The management of forensic evidence is also critical to maintaining proper control and security of the evidence. Forensic evidence, once collected, requires careful handling, storage, and documentation. A standard practice in forensics is to create and maintain chain of custody of all evidence. Chain of custody documentation is a chronological description that details the collection, handling, transfer, analysis, and destruction of evidence. The chain of custody is established when a forensic investigator first acquires the data. The documentation details the collection process and then serves as a log of all individuals who take possession of the evidence, when that person had possession of the evidence, and details about what was done to the evidence. Chain of custody documentation should always reflect the full history and current status of the evidence. Chain of custody is further discussed in later chapters.

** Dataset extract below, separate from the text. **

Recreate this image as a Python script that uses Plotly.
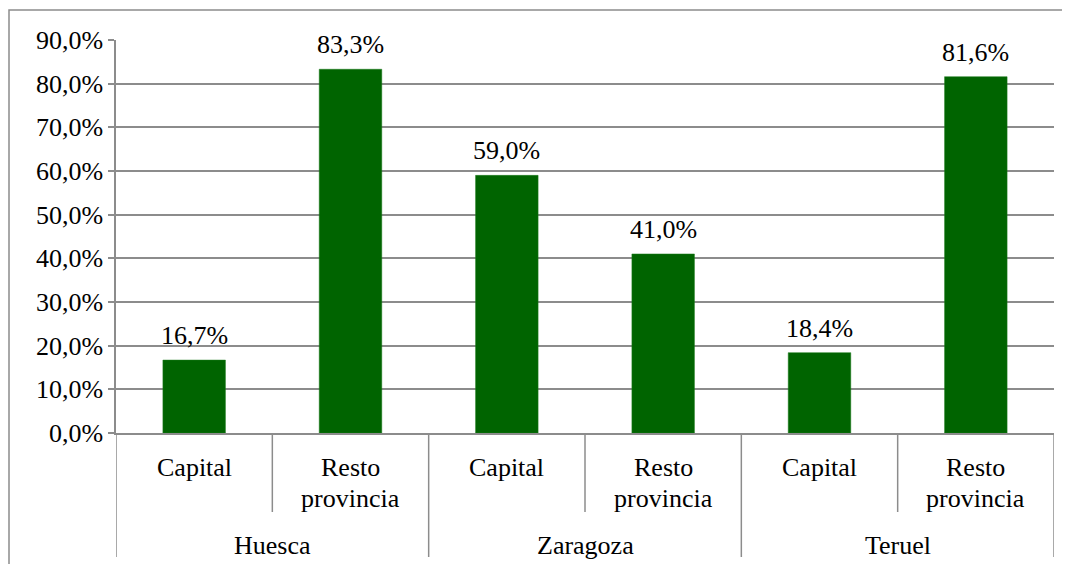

Only authorized individuals should have access to the evidence. Evidence integrity is critical for establishing and maintaining the veracity of findings. Allowing unauthorized—or undocumented—access to evidence can cast doubt on whether the evidence was altered. Even if the MD5 hash values are later found to match, allowing unauthorized access to the evidence can be enough to call the investigative process into question.

Security is important for preventing unauthorized access to both original evidence and analysis. Physical and digital security both play important roles in the overall security of evidence. The security of evidence should cover the premises, the evidence locker, any device that can access the analysis server, and network connections. Forensic investigators should be concerned with two types of security: physical security and digital security.

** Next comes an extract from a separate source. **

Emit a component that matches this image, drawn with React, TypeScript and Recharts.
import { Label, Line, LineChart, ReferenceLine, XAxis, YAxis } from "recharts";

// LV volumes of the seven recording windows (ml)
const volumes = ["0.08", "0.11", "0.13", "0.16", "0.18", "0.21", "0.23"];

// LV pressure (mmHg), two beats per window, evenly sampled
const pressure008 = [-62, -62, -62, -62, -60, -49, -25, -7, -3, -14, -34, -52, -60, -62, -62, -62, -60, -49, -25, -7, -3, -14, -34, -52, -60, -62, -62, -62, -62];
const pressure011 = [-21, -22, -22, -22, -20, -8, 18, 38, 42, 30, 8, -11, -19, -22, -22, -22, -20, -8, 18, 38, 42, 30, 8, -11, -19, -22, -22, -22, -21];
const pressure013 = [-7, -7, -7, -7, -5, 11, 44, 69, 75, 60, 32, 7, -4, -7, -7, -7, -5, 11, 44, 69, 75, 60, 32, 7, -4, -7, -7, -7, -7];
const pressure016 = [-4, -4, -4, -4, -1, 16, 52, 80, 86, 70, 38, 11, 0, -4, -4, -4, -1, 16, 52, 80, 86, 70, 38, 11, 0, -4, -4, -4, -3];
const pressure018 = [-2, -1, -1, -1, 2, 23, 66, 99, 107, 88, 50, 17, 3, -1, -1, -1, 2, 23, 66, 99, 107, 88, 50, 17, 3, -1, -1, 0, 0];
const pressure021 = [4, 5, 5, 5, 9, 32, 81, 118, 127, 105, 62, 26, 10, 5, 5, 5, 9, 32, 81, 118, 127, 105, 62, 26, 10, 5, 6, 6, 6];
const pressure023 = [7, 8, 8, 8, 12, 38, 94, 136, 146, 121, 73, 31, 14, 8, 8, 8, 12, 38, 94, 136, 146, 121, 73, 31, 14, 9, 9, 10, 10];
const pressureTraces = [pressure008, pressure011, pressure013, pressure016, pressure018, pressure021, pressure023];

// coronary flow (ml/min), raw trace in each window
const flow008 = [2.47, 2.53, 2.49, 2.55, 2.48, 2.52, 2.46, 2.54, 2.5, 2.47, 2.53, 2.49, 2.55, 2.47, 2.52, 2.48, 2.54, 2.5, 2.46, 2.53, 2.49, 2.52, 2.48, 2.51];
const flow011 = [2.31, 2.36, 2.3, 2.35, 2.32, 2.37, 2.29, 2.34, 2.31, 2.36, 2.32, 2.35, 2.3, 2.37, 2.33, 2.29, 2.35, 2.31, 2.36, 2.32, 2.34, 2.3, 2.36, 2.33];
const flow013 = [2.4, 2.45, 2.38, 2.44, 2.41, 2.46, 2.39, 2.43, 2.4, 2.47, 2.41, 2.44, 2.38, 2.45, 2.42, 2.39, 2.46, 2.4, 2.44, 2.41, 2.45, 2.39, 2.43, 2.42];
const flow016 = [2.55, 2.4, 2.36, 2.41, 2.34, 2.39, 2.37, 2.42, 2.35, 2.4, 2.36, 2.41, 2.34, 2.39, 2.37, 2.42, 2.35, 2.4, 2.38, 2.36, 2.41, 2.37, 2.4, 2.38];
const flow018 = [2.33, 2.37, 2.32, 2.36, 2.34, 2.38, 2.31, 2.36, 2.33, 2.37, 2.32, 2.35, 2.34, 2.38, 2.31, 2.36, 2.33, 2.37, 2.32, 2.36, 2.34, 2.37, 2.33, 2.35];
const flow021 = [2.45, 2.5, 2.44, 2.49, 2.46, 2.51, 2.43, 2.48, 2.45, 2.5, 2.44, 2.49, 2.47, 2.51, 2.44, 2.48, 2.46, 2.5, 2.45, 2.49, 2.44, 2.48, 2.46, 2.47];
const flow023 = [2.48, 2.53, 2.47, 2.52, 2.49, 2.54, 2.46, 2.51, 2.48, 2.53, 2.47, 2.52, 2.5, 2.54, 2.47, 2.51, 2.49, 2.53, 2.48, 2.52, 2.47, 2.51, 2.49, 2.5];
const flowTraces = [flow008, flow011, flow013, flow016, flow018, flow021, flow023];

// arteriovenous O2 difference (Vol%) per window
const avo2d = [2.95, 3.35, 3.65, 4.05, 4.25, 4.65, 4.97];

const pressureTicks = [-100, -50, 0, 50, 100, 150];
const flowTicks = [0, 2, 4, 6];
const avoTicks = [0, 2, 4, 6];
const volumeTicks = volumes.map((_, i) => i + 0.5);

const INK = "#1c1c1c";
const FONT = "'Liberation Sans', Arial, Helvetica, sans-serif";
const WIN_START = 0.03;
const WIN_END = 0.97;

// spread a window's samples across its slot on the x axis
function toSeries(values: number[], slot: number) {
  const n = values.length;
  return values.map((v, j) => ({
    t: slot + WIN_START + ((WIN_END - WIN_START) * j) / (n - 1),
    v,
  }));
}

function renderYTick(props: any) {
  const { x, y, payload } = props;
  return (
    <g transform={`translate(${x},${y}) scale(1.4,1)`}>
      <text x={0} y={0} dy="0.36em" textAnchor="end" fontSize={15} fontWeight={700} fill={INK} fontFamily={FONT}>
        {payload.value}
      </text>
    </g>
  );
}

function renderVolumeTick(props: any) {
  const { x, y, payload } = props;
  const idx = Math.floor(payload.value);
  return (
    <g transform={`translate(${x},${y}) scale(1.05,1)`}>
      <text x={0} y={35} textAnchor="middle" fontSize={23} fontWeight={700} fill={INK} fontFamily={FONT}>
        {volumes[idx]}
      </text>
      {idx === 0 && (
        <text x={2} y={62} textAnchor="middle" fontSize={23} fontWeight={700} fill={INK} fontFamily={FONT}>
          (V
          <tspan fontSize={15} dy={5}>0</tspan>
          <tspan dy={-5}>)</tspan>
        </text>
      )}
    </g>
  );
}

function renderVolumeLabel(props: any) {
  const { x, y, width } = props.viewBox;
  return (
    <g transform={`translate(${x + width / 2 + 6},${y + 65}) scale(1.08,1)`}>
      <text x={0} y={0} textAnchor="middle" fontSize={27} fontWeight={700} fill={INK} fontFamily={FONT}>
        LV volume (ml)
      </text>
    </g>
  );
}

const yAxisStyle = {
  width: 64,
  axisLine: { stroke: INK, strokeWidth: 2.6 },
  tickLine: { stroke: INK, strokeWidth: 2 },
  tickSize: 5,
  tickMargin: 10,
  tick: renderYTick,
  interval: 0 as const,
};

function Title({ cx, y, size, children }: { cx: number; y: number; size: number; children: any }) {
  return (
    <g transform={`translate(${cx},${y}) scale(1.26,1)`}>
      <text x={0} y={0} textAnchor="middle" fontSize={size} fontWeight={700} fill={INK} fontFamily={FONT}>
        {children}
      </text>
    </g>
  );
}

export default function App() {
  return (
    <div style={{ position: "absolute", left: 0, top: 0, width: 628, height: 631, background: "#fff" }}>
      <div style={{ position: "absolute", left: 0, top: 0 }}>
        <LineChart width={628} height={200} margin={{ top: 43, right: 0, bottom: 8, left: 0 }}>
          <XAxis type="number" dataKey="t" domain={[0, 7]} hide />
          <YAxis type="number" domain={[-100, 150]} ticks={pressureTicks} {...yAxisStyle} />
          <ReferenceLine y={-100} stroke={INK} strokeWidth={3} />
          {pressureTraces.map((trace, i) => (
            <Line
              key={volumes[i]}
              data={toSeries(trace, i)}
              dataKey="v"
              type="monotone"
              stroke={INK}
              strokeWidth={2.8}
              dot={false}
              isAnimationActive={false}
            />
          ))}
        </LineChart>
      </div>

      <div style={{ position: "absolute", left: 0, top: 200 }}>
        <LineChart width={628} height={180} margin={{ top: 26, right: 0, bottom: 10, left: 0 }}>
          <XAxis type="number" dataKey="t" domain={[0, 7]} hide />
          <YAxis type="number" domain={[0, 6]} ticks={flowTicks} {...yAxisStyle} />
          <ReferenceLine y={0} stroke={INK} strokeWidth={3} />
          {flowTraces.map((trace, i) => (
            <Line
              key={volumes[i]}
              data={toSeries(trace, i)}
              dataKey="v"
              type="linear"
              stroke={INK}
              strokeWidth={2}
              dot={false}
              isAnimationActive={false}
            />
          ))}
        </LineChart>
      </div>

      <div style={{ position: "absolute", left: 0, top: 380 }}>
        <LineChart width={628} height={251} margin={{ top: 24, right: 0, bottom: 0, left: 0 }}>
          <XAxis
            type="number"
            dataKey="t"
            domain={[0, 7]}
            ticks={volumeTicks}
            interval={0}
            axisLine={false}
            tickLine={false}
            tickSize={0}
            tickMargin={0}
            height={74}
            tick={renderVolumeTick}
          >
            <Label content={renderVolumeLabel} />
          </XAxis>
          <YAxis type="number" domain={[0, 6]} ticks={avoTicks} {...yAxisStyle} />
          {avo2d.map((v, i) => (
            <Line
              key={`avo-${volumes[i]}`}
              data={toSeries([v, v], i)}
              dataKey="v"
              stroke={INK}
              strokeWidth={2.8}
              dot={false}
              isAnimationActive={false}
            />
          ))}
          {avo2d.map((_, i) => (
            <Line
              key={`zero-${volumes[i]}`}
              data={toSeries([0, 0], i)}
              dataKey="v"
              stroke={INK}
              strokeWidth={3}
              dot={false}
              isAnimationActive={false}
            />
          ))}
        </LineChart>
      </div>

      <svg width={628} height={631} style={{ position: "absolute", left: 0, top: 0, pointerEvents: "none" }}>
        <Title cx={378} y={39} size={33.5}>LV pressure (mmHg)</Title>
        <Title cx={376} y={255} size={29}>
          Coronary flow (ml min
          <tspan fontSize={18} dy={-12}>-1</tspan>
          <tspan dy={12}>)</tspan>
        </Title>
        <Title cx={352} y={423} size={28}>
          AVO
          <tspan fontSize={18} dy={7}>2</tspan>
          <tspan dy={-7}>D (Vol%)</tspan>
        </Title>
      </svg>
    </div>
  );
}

  • Physical security is the collection of devices, structural design, processes, and other means for ensuring that unauthorized individuals cannot access, modify, destroy, or deny access to the data. Examples of physical security include locks, electronic fobs, and reinforced walls in the forensic lab.

  • Digital security is the set of measures to protect the evidence on devices and on a network. Evidence can contain malware that could infect the analysis machine. A networked forensic machine that collects evidence remotely can potentially be penetrated. Examples of digital security include antivirus software, firewalls, and ensuring that forensic analysis machines are not connected to a network.

Investigator training and certification

Forensic investigators are often required to take forensic training and maintain current certifications in order to conduct investigations and testify to the results. While this is not always required, investigators can further prove that he has proper technical expertise by way of such training and certification. Forensic investigators are forensic experts, so that expertise should be documented and provable should anyone question their credentials. This can be achieved in part by way of training and certification.

The post-investigation process

After an investigation concludes, the evidence and analysis findings need to be properly archived or destroyed. Criminal and civil investigations require that evidence be maintained for a mandated period of time. The investigator should be aware of such retention rules and ensure that evidence is properly and securely archived and maintained for that period of time. In addition, documentation and analysis should be retained as well to guarantee that the results of the investigation are not lost and to prevent issues arising from questions about the evidence (for example, chain of custody).